All things considered, I think I land somewhere like "I think it's probably worth acknowledging more clearly that the accusations about alignment-washing are speculative, and the evidence in the post could be consistent with an OpenAI that really is trying hard to solve the alignment problem. Or acknowledge that you have other reasons for believing the alignment-washing claims that you've decided not to go into in the post."

I'll do both:

  1. I (again) affirm that this is very speculative.
  2. A substantial part of my private evidence is my personal evaluation of the CEO of OpenAI. I am really uneasy about stating this in public, but I now regret keeping my very negative evaluation of SBF private. Speak the truth, even if your voice trembles. I think a full "Heel turn" is more likely than not.

"The plan suggests a relatively narrow AI would be sufficient to contribute to alignment research, while being too narrow to be dangerous. This seems implausible: Much easier problems than alignment research have been called AGI-complete, and general reasoning ability is widely thought to be a requirement for doing research" - Could you clarify what some of these easier problems are and why they are AGI-complete?


I haven't seen a rigorous treatment of the concept of AGI-completeness. Here are some suggested AGI complete problems:

I don't have a solid answer, but I would be surprised if the task "Write the book 'Superintelligence'" required less general intelligence than "full self-driving from NY to SF".

I'm interested why you would think that writing "Superintelligence" would require less GI than full self-driving from NY to SF. The former seems like a pretty narrow task compared to the latter.

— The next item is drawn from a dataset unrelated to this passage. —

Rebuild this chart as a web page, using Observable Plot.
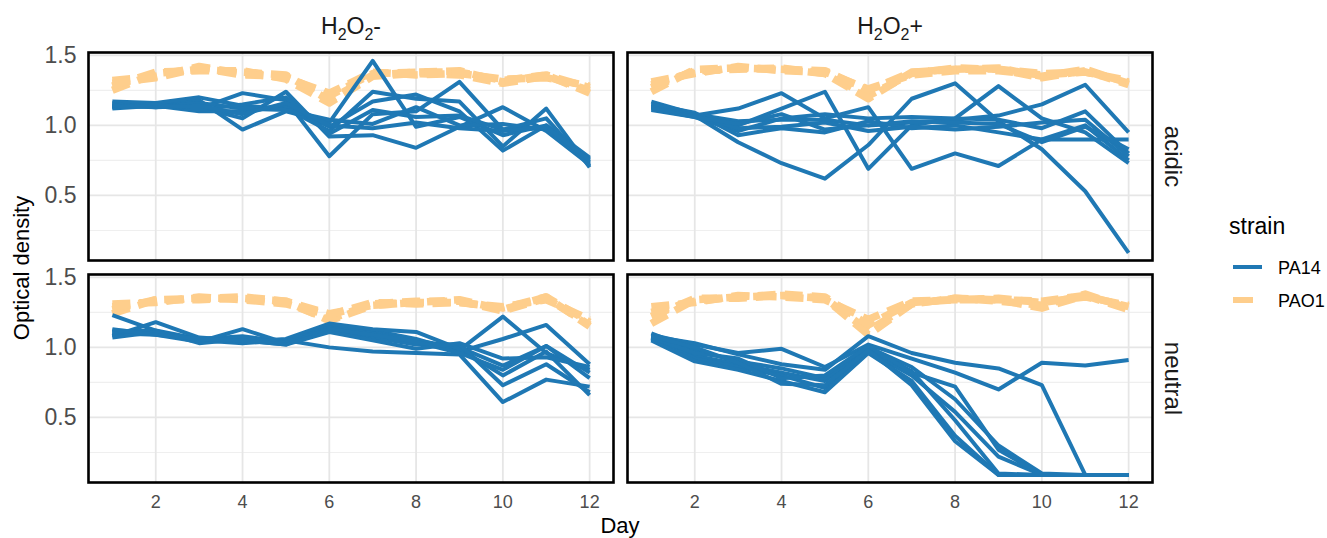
<!DOCTYPE html>
<html>
<head>
<meta charset="utf-8">
<script src="https://cdn.jsdelivr.net/npm/d3@7"></script>
<script src="https://cdn.jsdelivr.net/npm/@observablehq/plot@0.6"></script>
<style>
  body { margin: 0; background: #fff; }
  #wrap { position: relative; width: 1327px; height: 538px; font-family: "Liberation Sans", Arial, sans-serif; }
  #wrap svg { position: absolute; left: 0; top: 0; }
  .lab { position: absolute; white-space: nowrap; color: #000; line-height: 1; }
</style>
</head>
<body>
<div id="wrap"></div>
<script>
// ---------- data ----------
const days = [1, 2, 3, 4, 5, 6, 7, 8, 9, 10, 11, 12];
const treatments = ["H2O2-", "H2O2+"];
const conditions = ["acidic", "neutral"];
const strains = ["PA14", "PAO1"];
const xTicks = [2, 4, 6, 8, 10, 12];
const yTicks = [0.5, 1.0, 1.5];
const yMinor = [0.25, 0.75, 1.25];

const acidicMinusPA14 = [
  [1.16, 1.15, 1.18, 0.97, 1.10, 1.02, 1.46, 0.99, 1.06, 0.93, 1.00, 0.74],
  [1.13, 1.14, 1.12, 1.23, 1.18, 0.78, 1.08, 1.10, 1.31, 0.97, 0.98, 0.76],
  [1.14, 1.15, 1.13, 1.05, 1.24, 0.92, 0.93, 0.84, 0.99, 1.13, 0.96, 0.72],
  [1.17, 1.16, 1.20, 1.14, 1.12, 0.96, 1.24, 1.19, 1.17, 0.85, 1.12, 0.70],
  [1.12, 1.14, 1.10, 1.10, 1.14, 0.99, 1.17, 1.22, 1.10, 0.82, 1.00, 0.77],
  [1.15, 1.13, 1.16, 1.12, 1.11, 1.04, 1.01, 1.13, 1.00, 1.01, 0.97, 0.73],
  [1.13, 1.15, 1.11, 1.15, 1.20, 0.94, 1.11, 1.06, 1.07, 0.97, 1.05, 0.71],
  [1.14, 1.13, 1.14, 1.08, 1.16, 1.00, 0.98, 1.02, 0.98, 0.96, 0.99, 0.75]
];
const acidicMinusPAO1 = [
  [1.25, 1.37, 1.40, 1.38, 1.36, 1.18, 1.36, 1.38, 1.39, 1.31, 1.36, 1.23],
  [1.32, 1.35, 1.42, 1.37, 1.34, 1.23, 1.38, 1.36, 1.37, 1.33, 1.34, 1.28],
  [1.28, 1.38, 1.39, 1.39, 1.33, 1.16, 1.35, 1.37, 1.36, 1.30, 1.35, 1.25],
  [1.30, 1.34, 1.41, 1.36, 1.35, 1.21, 1.37, 1.38, 1.38, 1.32, 1.36, 1.27]
];
const acidicPlusPA14 = [
  [1.15, 1.07, 0.88, 0.73, 0.62, 0.86, 1.19, 1.30, 1.03, 0.83, 0.53, 0.09],
  [1.14, 1.08, 1.00, 1.12, 1.24, 0.69, 1.00, 1.05, 1.28, 1.05, 0.95, 0.73],
  [1.13, 1.07, 1.12, 1.23, 1.05, 1.13, 0.69, 0.80, 0.71, 0.90, 1.00, 0.75],
  [1.17, 1.08, 1.03, 1.04, 1.04, 1.00, 1.02, 1.04, 1.07, 1.15, 1.29, 0.95],
  [1.11, 1.06, 0.96, 1.05, 1.08, 1.05, 1.06, 1.05, 1.04, 0.98, 1.10, 0.80],
  [1.15, 1.09, 0.93, 0.98, 0.95, 1.03, 0.98, 1.00, 0.95, 0.90, 0.90, 0.90],
  [1.13, 1.07, 0.98, 0.99, 1.02, 0.96, 0.99, 0.97, 0.99, 1.02, 1.04, 0.78],
  [1.12, 1.06, 1.01, 1.08, 0.97, 1.00, 1.03, 1.02, 1.01, 0.88, 0.99, 0.83]
];
const acidicPlusPAO1 = [
  [1.24, 1.40, 1.41, 1.40, 1.37, 1.19, 1.38, 1.40, 1.41, 1.35, 1.40, 1.30],
  [1.31, 1.37, 1.42, 1.39, 1.38, 1.26, 1.36, 1.39, 1.39, 1.36, 1.38, 1.32],
  [1.27, 1.39, 1.40, 1.41, 1.37, 1.21, 1.37, 1.41, 1.40, 1.34, 1.39, 1.29],
  [1.29, 1.38, 1.41, 1.40, 1.39, 1.25, 1.38, 1.40, 1.40, 1.37, 1.38, 1.31]
];
const neutralMinusPA14 = [
  [1.23, 1.12, 1.06, 1.08, 1.04, 1.12, 1.08, 1.03, 0.98, 1.22, 0.96, 0.84],
  [1.08, 1.18, 1.07, 1.05, 1.02, 1.16, 1.12, 1.06, 0.97, 1.06, 1.16, 0.88],
  [1.10, 1.09, 1.04, 1.13, 1.03, 1.15, 1.10, 1.05, 1.00, 0.87, 1.01, 0.82],
  [1.12, 1.11, 1.05, 1.03, 1.05, 1.00, 0.97, 0.96, 0.95, 0.61, 0.77, 0.72],
  [1.09, 1.10, 1.06, 1.04, 1.06, 1.17, 1.13, 1.11, 0.99, 0.80, 0.97, 0.66],
  [1.11, 1.12, 1.03, 1.06, 1.04, 1.14, 1.07, 1.02, 1.02, 0.73, 0.88, 0.68],
  [1.07, 1.11, 1.05, 1.07, 1.03, 1.13, 1.09, 1.04, 0.96, 0.84, 1.01, 0.78],
  [1.13, 1.09, 1.06, 1.05, 1.02, 1.11, 1.05, 0.99, 1.03, 0.92, 0.93, 0.86]
];
const neutralMinusPAO1 = [
  [1.24, 1.34, 1.35, 1.35, 1.33, 1.19, 1.30, 1.32, 1.34, 1.27, 1.36, 1.15],
  [1.31, 1.32, 1.36, 1.34, 1.31, 1.23, 1.32, 1.31, 1.32, 1.29, 1.34, 1.20],
  [1.27, 1.34, 1.34, 1.35, 1.32, 1.20, 1.31, 1.33, 1.33, 1.26, 1.35, 1.16],
  [1.29, 1.33, 1.35, 1.36, 1.33, 1.24, 1.30, 1.32, 1.32, 1.28, 1.36, 1.18]
];
const neutralPlusPA14 = [
  [1.08, 1.03, 0.95, 0.88, 0.84, 1.08, 0.96, 0.89, 0.85, 0.73, 0.09, 0.09],
  [1.09, 1.02, 0.96, 0.99, 0.86, 1.02, 0.92, 0.82, 0.70, 0.89, 0.87, 0.91],
  [1.06, 0.94, 0.88, 0.82, 0.76, 1.00, 0.86, 0.63, 0.30, 0.10, 0.09, 0.09],
  [1.07, 0.92, 0.86, 0.80, 0.71, 0.97, 0.80, 0.54, 0.22, 0.09, 0.09, 0.09],
  [1.10, 0.98, 0.90, 0.85, 0.78, 0.99, 0.83, 0.48, 0.10, 0.09, 0.09, 0.09],
  [1.05, 0.90, 0.84, 0.76, 0.68, 0.96, 0.76, 0.37, 0.09, 0.09, 0.09, 0.09],
  [1.07, 0.96, 0.92, 0.78, 0.80, 1.01, 0.82, 0.72, 0.27, 0.09, 0.09, 0.09],
  [1.08, 1.00, 0.89, 0.74, 0.73, 0.98, 0.73, 0.33, 0.09, 0.09, 0.09, 0.09]
];
const neutralPlusPAO1 = [
  [1.17, 1.34, 1.36, 1.37, 1.35, 1.12, 1.31, 1.35, 1.34, 1.28, 1.37, 1.27],
  [1.29, 1.32, 1.37, 1.36, 1.34, 1.20, 1.33, 1.34, 1.35, 1.32, 1.36, 1.30],
  [1.22, 1.35, 1.35, 1.37, 1.35, 1.09, 1.31, 1.35, 1.33, 1.30, 1.38, 1.28],
  [1.25, 1.33, 1.36, 1.38, 1.36, 1.16, 1.32, 1.34, 1.34, 1.33, 1.37, 1.29]
];

// ---------- build table ----------
const rows = [];
function add(cond, trt, strain, series) {
  series.forEach((vals, i) => vals.forEach((v, j) =>
    rows.push({cond, trt, strain, rep: `${cond}|${trt}|${strain}|${i}`, day: days[j], od: v})));
}
add("acidic", "H2O2-", "PA14", acidicMinusPA14);
add("acidic", "H2O2-", "PAO1", acidicMinusPAO1);
add("acidic", "H2O2+", "PA14", acidicPlusPA14);
add("acidic", "H2O2+", "PAO1", acidicPlusPAO1);
add("neutral", "H2O2-", "PA14", neutralMinusPA14);
add("neutral", "H2O2-", "PAO1", neutralMinusPAO1);
add("neutral", "H2O2+", "PA14", neutralPlusPA14);
add("neutral", "H2O2+", "PAO1", neutralPlusPAO1);

const BLUE = "#1F78B4";
const ORANGE = "#FECE8C";
const FONT = "Liberation Sans, Arial, sans-serif";

const colStrip = treatments.map(t => ({trt: t, cond: conditions[0]}));
const rowStrip = conditions.map(c => ({trt: treatments[1], cond: c}));

const chart = Plot.plot({
  width: 1327,
  height: 538,
  marginLeft: 88,
  marginRight: 175,
  marginTop: 52,
  marginBottom: 56,
  style: {background: "transparent", fontFamily: FONT, overflow: "visible"},
  fx: {domain: treatments, paddingInner: 14 / 538, paddingOuter: 0, axis: null, label: null},
  fy: {domain: conditions, paddingInner: 14 / 222, paddingOuter: 0, axis: null, label: null},
  x: {domain: [0.45, 12.55], label: null, axis: null},
  y: {domain: [0.036, 1.52], label: null, axis: null},
  color: {domain: strains, range: [BLUE, ORANGE]},
  marks: [
    Plot.ruleY(yMinor, {stroke: "#EFEFEF", strokeWidth: 1.1}),
    Plot.ruleY(yTicks, {stroke: "#E6E6E6", strokeWidth: 1.8}),
    Plot.ruleX(xTicks, {stroke: "#E6E6E6", strokeWidth: 1.8}),
    Plot.line(rows.filter(d => d.strain === "PAO1"), {
      x: "day", y: "od", z: "rep", fx: "trt", fy: "cond", stroke: "strain",
      strokeWidth: 7.5, strokeDasharray: "18,9", strokeLinecap: "butt", strokeLinejoin: "round"
    }),
    Plot.line(rows.filter(d => d.strain === "PA14"), {
      x: "day", y: "od", z: "rep", fx: "trt", fy: "cond", stroke: "strain",
      strokeWidth: 4, strokeLinecap: "butt", strokeLinejoin: "round"
    }),
    Plot.frame({stroke: "#000", strokeWidth: 2.6}),
    Plot.axisX({anchor: "bottom", ticks: xTicks, tickSize: 0, tickPadding: 13, fontSize: 18, color: "#4D4D4D", label: null}),
    Plot.axisY({anchor: "left", ticks: yTicks, tickSize: 0, tickPadding: 12, fontSize: 23, color: "#4D4D4D", tickFormat: d3.format(".1f"), label: null}),
    Plot.text(colStrip, {fx: "trt", fy: "cond", text: "trt", frameAnchor: "top", textAnchor: "middle", dy: -35, fontSize: 23, fill: "#1A1A1A"}),
    Plot.text(rowStrip, {fx: "trt", fy: "cond", text: "cond", frameAnchor: "right", textAnchor: "middle", dx: 20, rotate: 90, fontSize: 24, fill: "#1A1A1A"})
  ]
});

// subscripts for the H2O2 strip labels
chart.querySelectorAll("text").forEach(t => {
  const m = /^H2O2([+-])$/.exec(t.textContent);
  if (m) {
    t.innerHTML = `H<tspan font-size="16" dy="6">2</tspan><tspan dy="-6">O</tspan><tspan font-size="16" dy="6">2</tspan><tspan dy="-6">${m[1]}</tspan>`;
  }
});

const wrap = document.getElementById("wrap");
wrap.appendChild(chart);

function label(text, css) {
  const d = document.createElement("div");
  d.className = "lab";
  d.textContent = text;
  Object.assign(d.style, css);
  wrap.appendChild(d);
  return d;
}
// axis titles
label("Day", {left: "620px", top: "526px", fontSize: "22px", transform: "translate(-50%,-50%)"});
label("Optical density", {left: "22px", top: "268px", fontSize: "22px", transform: "translate(-50%,-50%) rotate(-90deg)"});
// legend
label("strain", {left: "1229px", top: "226px", fontSize: "23px", transform: "translateY(-50%)"});
const sw1 = document.createElement("div");
Object.assign(sw1.style, {position: "absolute", left: "1233px", top: "265px", width: "29px", height: "4px", background: BLUE});
wrap.appendChild(sw1);
const sw2 = document.createElement("div");
Object.assign(sw2.style, {position: "absolute", left: "1233px", top: "297px", width: "20px", height: "6px", background: ORANGE});
wrap.appendChild(sw2);
label(strains[0], {left: "1278px", top: "268px", fontSize: "18px", transform: "translateY(-50%)"});
label(strains[1], {left: "1278px", top: "301px", fontSize: "18px", transform: "translateY(-50%)"});
</script>
</body>
</html>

I was unclear. Let me elaborate:

"AGI-Completeness" is the idea that a large class of tasks have the same difficulty, roughly analogous to "Turing-Completeness" and "NP-Completenes".

My claim in the post is that I doubt OpenAI's hope that the task "Alignment Research" will turn out to be strictly easier than any dangerous task.

My claim in my comment above refers to the relative difficulty of 2 tasks:

  1. Make a contribution to Alignment Reseach comparable to the contribution of the book 'Superintelligence'.
  2. Drive from NY to SF without human intervention except for filling the gas tank etc.

I am willing to bet there won't be a level of AI capability persisting more than 3 months where 1) is possible, but 2) is not possible.

I can't give a really strong answer for this intuition. I could see a well-trained top-percentile chimpanzee having 0.1% probability of making the car-trip. I could not see any chimpanzee coming up with anything comparable to 'Superintelligence', no matter the circumstances.